There’s a question of commitment in addiction treatment… I’ve gotten pretty good at reading body language. We communicate in our silences, we communicate when we shift in our seat. Through practice, I’m learning to recognize the signs of fake commitment. Feigned devotion. A quiet plan to self-destruct that brews behind, “I’ll do whatever it takes!” And for those folks, a thick unwillingness hangs around… waiting patiently, like a sleepy spider.
(Hint: They teach you how to identify “level of commitment” in therapist school, but the trick is to unselfishly pay attention.)
Commitment is a big word in addiction treatment. But what does it mean to commit to sobriety? Commit to The Program? How do I know when I’ve actually surrendered, and am not just going through the motions?
And when is someone ready to commit? How does a committed person behave? Do I really need to commit? Or can I sit on the fence… dip my toe… try sobriety for an afternoon, a week… and walk away. Comforting myself, “I came I saw I conquered, man. I learned what I needed.” Or the classic, “This isn’t me. Other people, certainly. But not me.”
The Role of Choice
Some days we wake up exhausted. We don’t have any interest in trying, in putting in the work. On days like this, I’ve heard clients say, “I may not feel like it, but I choose to be sober today.” Because there are times when we’re tired of it all. When we’re so overloaded by work and distractions and everyone else’s baloney that crawling from bed to shower is as much as we can handle. On days like this, we make a choice.

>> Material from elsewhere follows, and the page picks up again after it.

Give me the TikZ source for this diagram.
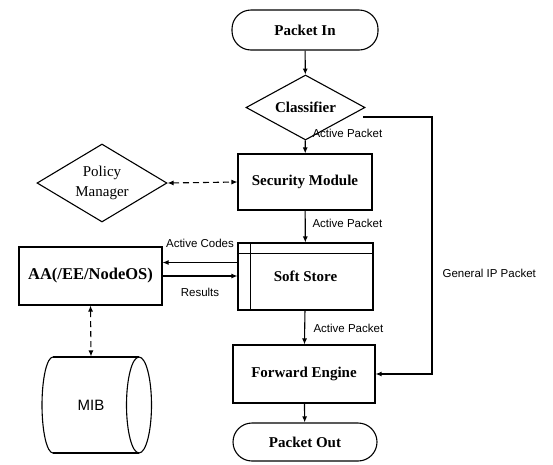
\documentclass[tikz,border=0pt]{standalone}
\usepackage{fontspec}
\setmainfont{Liberation Serif}
\setsansfont{Liberation Sans}
\usetikzlibrary{shapes.geometric,arrows.meta,calc}

\tikzset{
  every path/.style={line width=1.1pt},
  arr/.style={-{Latex[length=6pt,width=5pt]}},
  biarr/.style={{Latex[length=6pt,width=5pt]}-{Latex[length=6pt,width=5pt]}},
  dashline/.style={dash pattern=on 6pt off 4pt},
  term/.style={draw, rounded corners=19pt, inner sep=0pt, font=\fontsize{15}{18}\selectfont\bfseries},
  procbox/.style={draw, inner sep=0pt, font=\fontsize{15}{18}\selectfont\bfseries},
  decision/.style={draw, diamond, aspect=2, inner sep=0pt, align=center},
  edgelabel/.style={font=\sffamily\fontsize{11.5}{13}\selectfont, inner sep=0pt},
}

\begin{document}
\begin{tikzpicture}[x=1pt, y=-1pt]
\useasboundingbox (0,0) rectangle (553,464);

% main column
\node[term, minimum width=146pt, minimum height=40pt] (pin) at (305,30) {Packet In};
\node[decision, minimum width=119pt, minimum height=65pt,
      font=\fontsize{15}{18}\selectfont\bfseries] (cls) at (305.5,107.5) {Classifier};
\node[procbox, minimum width=134pt, minimum height=56pt] (sec) at (305,182) {Security Module};
\node[procbox, minimum width=135pt, minimum height=67pt] (ss) at (305.5,276.5) {Soft Store};
\node[procbox, minimum width=142pt, minimum height=58pt] (fe) at (304,374) {Forward Engine};
\node[term, minimum width=144pt, minimum height=38pt] (pout) at (305,442) {Packet Out};

% storage bars of the soft store
\draw ([xshift=13pt]ss.north west) -- ([xshift=13pt]ss.south west);
\draw ([yshift=-11pt]ss.north west) -- ([yshift=-11pt]ss.north east);

% side elements
\node[decision, minimum width=130pt, minimum height=78pt,
      font=\fontsize{15}{20}\selectfont] (pm) at (102,183) {Policy\\Manager};
\node[procbox, minimum width=143pt, minimum height=58pt,
      font=\fontsize{16.5}{19}\selectfont\bfseries] (aa) at (90.5,276) {AA(/EE/NodeOS)};
\node[minimum width=92pt, minimum height=96pt, inner sep=0pt,
      font=\sffamily\fontsize{15}{18}\selectfont] (mib) at (91,405) {MIB};

% MIB drum
\draw (53,357) -- (139,357) (53,453) -- (139,453);
\draw (53,357) arc[start angle=90, end angle=270, x radius=11pt, y radius=48pt];
\draw (139,405) ellipse [x radius=12.5pt, y radius=48pt];

% main flow
\draw[arr] (pin) -- (cls);
\draw[arr] (cls) -- (sec);
\draw[arr] (sec) -- (ss);
\draw[arr] (ss) -- (fe);
\draw[arr] (fe) -- (pout);

\node[edgelabel, anchor=west] at (312,133) {Active Packet};
\node[edgelabel, anchor=west] at (312,223) {Active Packet};
\node[edgelabel, anchor=west] at (313,328) {Active Packet};

% bypass for plain IP traffic
\coordinate (ipstart) at (363,117);
\coordinate (ipturn) at (432,117);
\draw[arr] (ipstart) -- (ipturn) |- (fe.east);
\node[edgelabel, anchor=west] at (442,273) {General IP Packet};

% policy link
\draw[biarr, dashline] (pm.east) -- (sec.west);

% code exchange with the active application
\draw[arr] ([yshift=14pt]ss.west) -- ([yshift=14pt]ss.west -| aa.east);
\draw[arr] (aa.east) -- (aa.east -| ss.west);
\node[edgelabel] at (200,243) {Active Codes};
\node[edgelabel] at (200,292) {Results};

% management information base
\draw[biarr, dashline] (aa.south) -- (mib.north);
\end{tikzpicture}
\end{document}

When I was 8, I was in love with Jonathan Taylor Thomas. And there was a movie where his love interest said, “Loving you is a choice I make every day.” That sounded absurd, as a kid. That will never be me, I thought. I’ll never have to “make a choice” to love Jonathan Taylor Thomas, because I would never want it any other way. Isn’t that what love means? What could be easier than staying in love?
Loving you is a choice I make every day.
As an adult and a partner several times over, I see why Jonathan Taylor Thomas’ love interest may have said something like that. There are days when I don’t want anything to do with my love interest. I don’t want their worries, their judgement, their incredible annoyances. (Why do you pronounce that word like that?! It makes you sound like you don’t know what it means!!) But I choose to love them regardless. I choose to reframe, and I choose how I react. Because I’ve made a commitment to this person and my sunny days far outweigh the rainy ones.

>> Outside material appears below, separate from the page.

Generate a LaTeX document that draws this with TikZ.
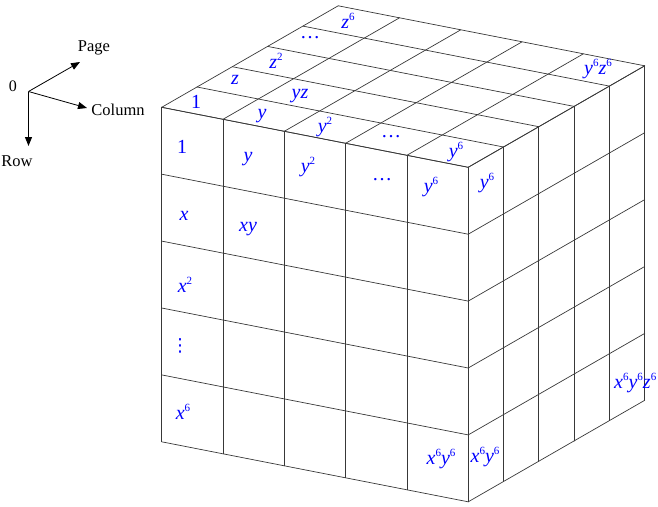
\documentclass[tikz,border=0pt]{standalone}
\usepackage{fontspec}
\setmainfont{Liberation Serif}
\newfontfamily\symfont{DejaVu Sans}
\usetikzlibrary{arrows.meta}
\newcommand\mypow[2]{\textit{#1}\raisebox{0.42em}{\fontsize{11}{11}\selectfont #2}}
\begin{document}
\begin{tikzpicture}[x=1pt,y=-1pt,
  grid/.style={draw=black!78,line width=0.7pt,line cap=round},
  lab/.style={text=blue,font=\fontsize{20}{24}\selectfont,inner sep=0pt},
  axlab/.style={font=\fontsize{16.5}{19}\selectfont,inner sep=0pt},
  axarrow/.style={-{Triangle[length=9pt,width=7pt]},line width=0.8pt}]
\useasboundingbox (0,0) rectangle (658,506);
% cube grid
\begin{scope}[shift={(161.7,107.3)},x={(61.3pt,-12pt)},y={(0pt,-66.9pt)},z={(35.3pt,20.3pt)}]
\foreach \i in {0,...,5}{
  \draw[grid] (\i,0,0) -- (\i,5,0);
  \draw[grid] (0,\i,0) -- (5,\i,0);
  \draw[grid] (\i,0,0) -- (\i,0,5);
  \draw[grid] (0,0,\i) -- (5,0,\i);
  \draw[grid] (5,0,\i) -- (5,5,\i);
  \draw[grid] (5,\i,0) -- (5,\i,5);
}
\end{scope}
% top face labels
\node[lab] (t1) at (196,102) {1};
\node[lab] (tz) at (235,80) {\textit{z}};
\node[lab] (tz2) at (276,61) {\mypow{z}{2}};
\node[lab] (tzd) at (310,38) {…};
\node[lab] (tz6) at (348,21) {\mypow{z}{6}};
\node[lab] (ty) at (262,116) {\textit{y}};
\node[lab] (tyz) at (300,96) {\textit{yz}};
\node[lab] (ty2) at (325,127) {\mypow{y}{2}};
\node[lab] (tyd) at (391,137) {…};
\node[lab] (ty6) at (456,152) {\mypow{y}{6}};
\node[lab] (ty6z6) at (598,69) {\mypow{y}{6}\mypow{z}{6}};
% front face labels
\node[lab] (f1) at (182,147) {1};
\node[lab] (fy) at (248,159) {\textit{y}};
\node[lab] (fy2) at (308,167) {\mypow{y}{2}};
\node[lab] (fyd) at (382,180) {…};
\node[lab] (fy6) at (431,187) {\mypow{y}{6}};
\node[lab] (ry6) at (487,183) {\mypow{y}{6}};
\node[lab] (fx) at (184,216) {\textit{x}};
\node[lab] (fxy) at (248,229) {\textit{xy}};
\node[lab] (fx2) at (185,285) {\mypow{x}{2}};
\node[lab,font=\fontsize{18}{20}\symfont] (fxd) at (180,346) {⋮};
\node[lab] (fx6) at (183,412) {\mypow{x}{6}};
\node[lab] (fx6y6) at (441,459) {\mypow{x}{6}\mypow{y}{6}};
\node[lab] (rx6y6) at (485,457) {\mypow{x}{6}\mypow{y}{6}};
\node[lab,anchor=west] (rx6y6z6) at (614,383) {\mypow{x}{6}\mypow{y}{6}\mypow{z}{6}};
% axes
\coordinate (o) at (28.5,91.5);
\coordinate (ptip) at (80,62);
\coordinate (ctip) at (87,108);
\coordinate (rtip) at (28.5,146);
\node[font=\fontsize{16}{18}\selectfont,inner sep=0pt] (zero) at (13,86) {0};
\node[axlab] (page) at (94,48) {Page};
\node[axlab] (col) at (118,110) {Column};
\node[axlab] (row) at (17,161) {Row};
\draw[axarrow] (o) -- (ptip);
\draw[axarrow] (o) -- (ctip);
\draw[axarrow] (o) -- (rtip);
\end{tikzpicture}
\end{document}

I may not feel like it, but I choose to be sober today.
We make a commitment in recovery. A commitment to ourselves, to our loved ones, to our higher power. And on the days sobriety doesn’t appeal to us, it’s still our responsibility to uphold it. We make the choice to honor our commitment.
And we’re familiar with commitment, as addicts. Because what is more of a commitment than our commitment to a substance? Addiction is time consuming. It drains our energy, our bank account… it robs us of meaningful relationships and work. So, haven’t we already made a commitment?
Is it that radical a shift, to commit to sobriety?